Paul Holmes 22 Jan 2024 // 11:12AM GMT
One of the dominant themes of this year’s World Economic Forum meeting in Davos was the rising tide of populism and political polarization around the world, and the extent to which it troubles corporate leaders.
The Forum’s “Global Risks Report,” which is based on the responses of about 1,500 experts across academia, business, government, the international community and civil society, identifies that most serious dangers facing society—and therefore, businesses operating within that society—as (in order) misinformation and disinformation; extreme weather events; and societal polarization.

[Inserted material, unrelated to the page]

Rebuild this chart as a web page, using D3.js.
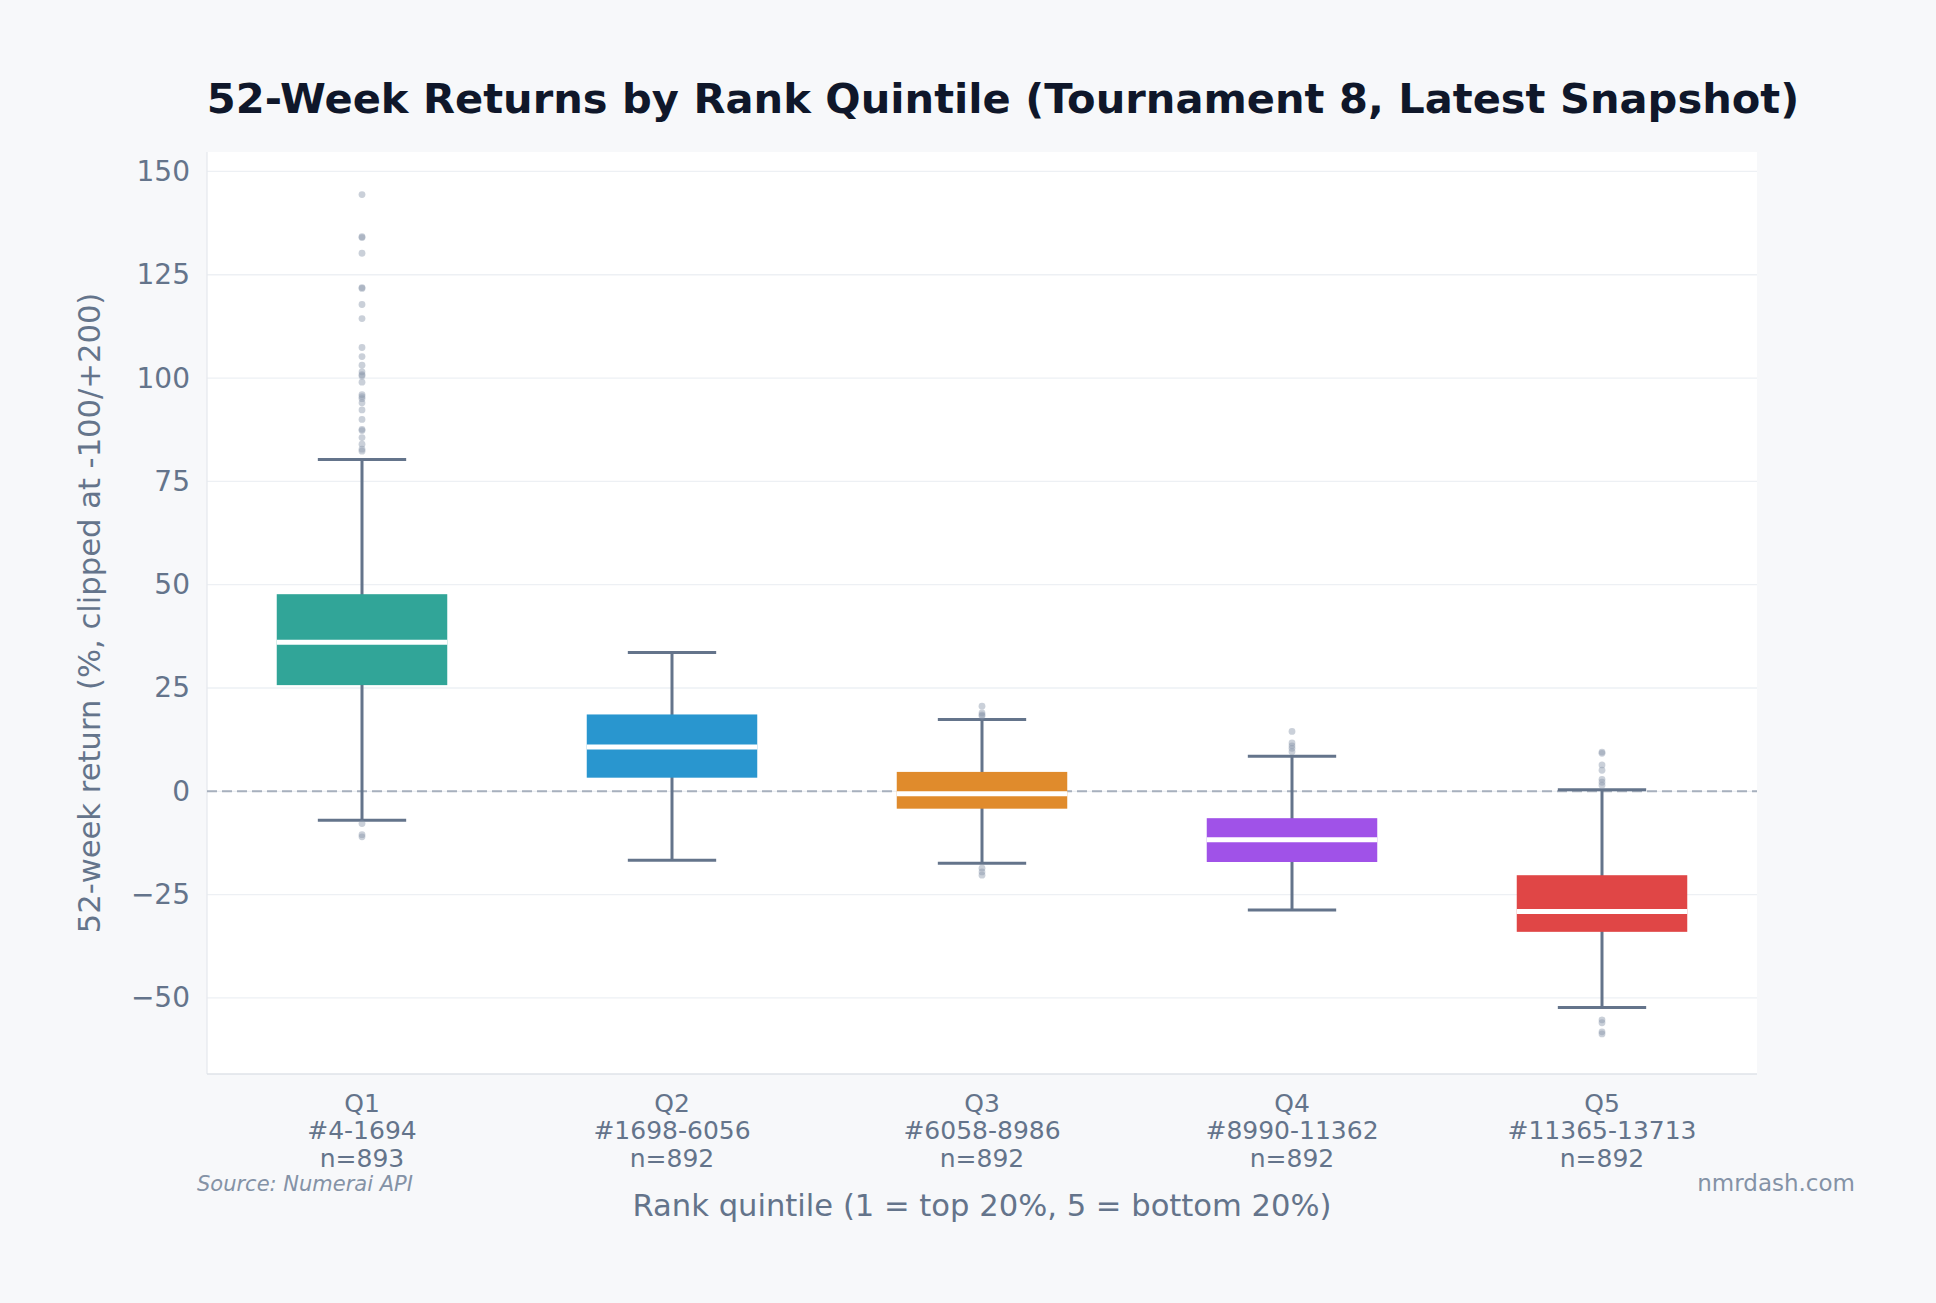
<!DOCTYPE html>
<html>
<head>
<meta charset="utf-8">
<script src="https://cdn.jsdelivr.net/npm/d3@7"></script>
<style>
  body { margin: 0; background: #f7f8fa; }
  svg { display: block; font-family: "DejaVu Sans", sans-serif; }
</style>
</head>
<body>
<div id="chart"></div>
<script>
// box stats (52-week return, %)
const quintiles = ["Q1", "Q2", "Q3", "Q4", "Q5"];
const rankRanges = ["#4-1694", "#1698-6056", "#6058-8986", "#8990-11362", "#11365-13713"];
const counts = [893, 892, 892, 892, 892];
const whiskerLow = [-7.0, -16.7, -17.4, -28.7, -52.3];
const lowerQuart = [25.7, 3.3, -4.2, -17.1, -34.0];
const medians = [36.1, 10.7, -0.6, -11.7, -29.1];
const upperQuart = [47.7, 18.6, 4.7, -6.5, -20.3];
const whiskerHigh = [80.3, 33.6, 17.4, 8.5, 0.4];
const outliers = [
  [144.4, 134.0, 134.2, 130.2, 121.7, 121.9, 117.8, 114.4, 107.4, 105.2, 103.1, 101.5, 100.8, 100.5,
   99.0, 96.0, 95.5, 95.0, 94.0, 92.3, 90.0, 87.3, 87.6, 85.6, 84.0, 82.3, 82.8, -7.8, -10.5, -11.0],
  [],
  [20.6, 19.0, 18.5, 18.2, -18.6, -19.5, -20.3],
  [14.5, 11.7, 11.0, 10.4, 9.6],
  [9.2, 9.5, 6.4, 5.1, 2.9, 2.2, 1.5, -55.3, -56.0, -58.2, -58.7]
];
const colors = ["#31a598", "#2996cf", "#e08b2c", "#a052e8", "#e04646"];
const yTicks = [-50, -25, 0, 25, 50, 75, 100, 125, 150];

const W = 1936, H = 1303;
const margin = { top: 152, right: 179, bottom: 229, left: 207 };
const width = W - margin.left - margin.right,
  height = H - margin.top - margin.bottom;

const boxes = quintiles.map((q, i) => ({
  q, i,
  lo: whiskerLow[i], q1: lowerQuart[i], med: medians[i], q3: upperQuart[i], hi: whiskerHigh[i],
  out: outliers[i]
}));

const svg = d3.select("#chart").append("svg")
  .attr("width", W)
  .attr("height", H);

svg.append("rect").attr("width", W).attr("height", H).attr("fill", "#f7f8fa");

// title
svg.append("text")
  .attr("x", W / 2 + 35)
  .attr("y", 113)
  .attr("text-anchor", "middle")
  .style("font-size", "41.6px")
  .style("font-weight", "bold")
  .style("fill", "#0f172a")
  .text("52-Week Returns by Rank Quintile (Tournament 8, Latest Snapshot)");

const g = svg.append("g")
  .attr("transform", "translate(" + margin.left + "," + margin.top + ")");

g.append("rect").attr("width", width).attr("height", height).attr("fill", "#ffffff");

const x = d3.scaleBand().domain(quintiles).range([0, width]);
const y = d3.scaleLinear().domain([-68.4, 154.7]).range([height, 0]);

// grid
g.selectAll(".grid")
  .data(yTicks)
  .join("line")
  .attr("x1", 0).attr("x2", width)
  .attr("y1", d => y(d)).attr("y2", d => y(d))
  .attr("stroke", "#edf0f4")
  .attr("stroke-width", 1.3);

// spines
g.append("line").attr("x1", 0).attr("x2", 0).attr("y1", 0).attr("y2", height)
  .attr("stroke", "#e6e9ee").attr("stroke-width", 1.3);
g.append("line").attr("x1", 0).attr("x2", width).attr("y1", height).attr("y2", height)
  .attr("stroke", "#dfe3e9").attr("stroke-width", 1.3);

// y axis
const yAxis = g.append("g")
  .call(d3.axisLeft(y).tickValues(yTicks).tickSize(0).tickPadding(17)
    .tickFormat(d => d < 0 ? "\u2212" + Math.abs(d) : d));
yAxis.select(".domain").remove();
yAxis.selectAll("text")
  .style("font-size", "28px")
  .style("font-family", "DejaVu Sans")
  .style("fill", "#64748b");

// zero reference
g.append("line")
  .attr("x1", 0).attr("x2", width)
  .attr("y1", y(0)).attr("y2", y(0))
  .attr("stroke", "#a7b0bd")
  .attr("stroke-width", 2)
  .attr("stroke-dasharray", "10,5");

const boxW = x.bandwidth() * 0.55;
const capW = x.bandwidth() * 0.285;

const bx = g.selectAll(".box")
  .data(boxes)
  .join("g")
  .attr("transform", d => "translate(" + (x(d.q) + x.bandwidth() / 2) + ",0)");

// whiskers
bx.append("line")
  .attr("x1", 0).attr("x2", 0)
  .attr("y1", d => y(d.hi)).attr("y2", d => y(d.lo))
  .attr("stroke", "#64748b").attr("stroke-width", 3);
bx.append("line")
  .attr("x1", -capW / 2).attr("x2", capW / 2)
  .attr("y1", d => y(d.hi)).attr("y2", d => y(d.hi))
  .attr("stroke", "#64748b").attr("stroke-width", 3);
bx.append("line")
  .attr("x1", -capW / 2).attr("x2", capW / 2)
  .attr("y1", d => y(d.lo)).attr("y2", d => y(d.lo))
  .attr("stroke", "#64748b").attr("stroke-width", 3);

// boxes
bx.append("rect")
  .attr("x", -boxW / 2)
  .attr("width", boxW)
  .attr("y", d => y(d.q3))
  .attr("height", d => y(d.q1) - y(d.q3))
  .attr("fill", d => colors[d.i]);

// median
bx.append("line")
  .attr("x1", -boxW / 2).attr("x2", boxW / 2)
  .attr("y1", d => y(d.med)).attr("y2", d => y(d.med))
  .attr("stroke", "#ffffff").attr("stroke-width", 5);

// fliers
bx.selectAll("circle")
  .data(d => d.out)
  .join("circle")
  .attr("cx", 0)
  .attr("cy", d => y(d))
  .attr("r", 3.4)
  .attr("fill", "#8a97ab")
  .attr("opacity", 0.45);

// x tick labels (3 lines)
const xl = g.selectAll(".xlab")
  .data(boxes)
  .join("text")
  .attr("text-anchor", "middle")
  .attr("x", d => x(d.q) + x.bandwidth() / 2)
  .attr("y", height + 37.5)
  .style("font-size", "25px")
  .style("fill", "#64748b");
xl.append("tspan").attr("x", d => x(d.q) + x.bandwidth() / 2).attr("dy", 0).text(d => d.q);
xl.append("tspan").attr("x", d => x(d.q) + x.bandwidth() / 2).attr("dy", 27.7).text(d => rankRanges[d.i]);
xl.append("tspan").attr("x", d => x(d.q) + x.bandwidth() / 2).attr("dy", 27.7).text(d => "n=" + counts[d.i]);

// axis titles
svg.append("text")
  .attr("x", margin.left + width / 2)
  .attr("y", 1216)
  .attr("text-anchor", "middle")
  .style("font-size", "30.6px")
  .style("fill", "#64748b")
  .text("Rank quintile (1 = top 20%, 5 = bottom 20%)");

svg.append("text")
  .attr("transform", "translate(100," + (margin.top + height / 2) + ") rotate(-90)")
  .attr("text-anchor", "middle")
  .style("font-size", "30.6px")
  .style("fill", "#64748b")
  .text("52-week return (%, clipped at -100/+200)");

// footer
svg.append("text")
  .attr("x", 197)
  .attr("y", 1191)
  .style("font-size", "21px")
  .style("font-style", "italic")
  .style("fill", "#8492a6")
  .text("Source: Numerai API");

svg.append("text")
  .attr("x", 1855)
  .attr("y", 1191)
  .attr("text-anchor", "end")
  .style("font-size", "23px")
  .style("fill", "#8492a6")
  .text("nmrdash.com");
</script>
</body>
</html>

The fact that the next 12 months will see elections in the United States, the European Union, the United Kingdom, India and Indonesia, among others, only exacerbates the urgency of the situation, a fact underscored by a new survey of communications leaders around the world conducted by Page: 45% highlighted international conflicts and elections as the paramount critical risk demanding businesses’ attention in 2024, while 32% expressed concerns about polarization.
So one of the dominant narratives coming out of this year’s gathering in the Swiss Alps is that CEOs value stability and predictability, and are disturbed by the turmoil and uncertainty that accompany rising extremism.
Which makes sense.
But, as Politico reported this week, in a fascinating piece of post-Davos analysis, “Even as they long for moderate forces to rise above the extremes, there appears to be little sense of how the business community can help make that happen."
Which makes no sense at all.
I cannot speak to every election is every corner of the world, and obviously there are countries in which corporate influence on politics is more accepted and widespread than others, but I can certainly speak to the United States, where it can now be stated with relative certainty that there will be two candidates for president this year; Donald Trump and Joe Biden.
And here’s the thing: one of them is a populist and an extremist who three years ago attempted to violently overthrow the democratically elected government and who recently sent his lawyers out to argue that the President should have immunity if he decides to assassinate his political rivals. The other is a moderate—you can argue about whether he is more or less liberal than FDR or Obama, but he is very much part of a recognizably similar tradition—and after more than 50 years in various elected offices, the very definition of an institutionalist.
In other words, if corporate America really does value stability and predictability, there should be absolutely zero confusion about how to make that happen.
But you are still confused, consider the issues raised in the WEF’s Risk Report or by those quoted in the Politico piece. There is, for example, only one party in America that even acknowledges the number two item in the WEF survey, climate change; other issues cited by Davos attendees include “equitable access to health care” and Trump’s isolationist approach to trade.
And then, of course, there are the two issues that more than any others have defined political polarization—at least in as far as it impacts corporate America—over the past 12 months: ESG and DEI.
A year ago, pretty much every major corporation in America considered these two issues to be important, not because CEOs are “woke” (a nonsense idea, unless you have never met a CEO) because running a company that behaves responsibly and treats all customers and employees with respect is simply sound business. And to be fair, both DEI and sustainability were on the agenda at Davos this year.
And this, I suspect, is where the confusion lies. Not because corporate CEOs don’t know what to do to fight extremism, but because they are too cowardly to do what needs to be done.
The backlash against ESG and DEI has escalated over the past couple of years: first there was the attack on corporate free speech launched by the governor of Florida after Disney opposed attacks on the LGBTQ community; then there were the violent protests that followed efforts by Anheuser-Busch’s Bud Light brand to include all Americans in its marketing campaign; and the threat of physical violence against employees of Starbucks and Twitter and others that supported Pride month.
It’s not surprising that CEOs are reluctant to face the kind of social media outrage and threats of physical violence that are triggered these days by efforts to do the right thing.
But let’s not pretend that companies don’t know what to do in order to fight political extremism and polarization. Knowing what to do is obvious. It means directing campaign donations and corporate advocacy to the people who are trying to keep democracy alive. Actually doing that, however, may come at a price that most companies are reluctant to pay.
Public relations counselors might want to remind their bosses that a little short-term discomfort may be necessary if corporate CEOs want the kind of long-term stability and predictability the Davos crowd claims to care so much about.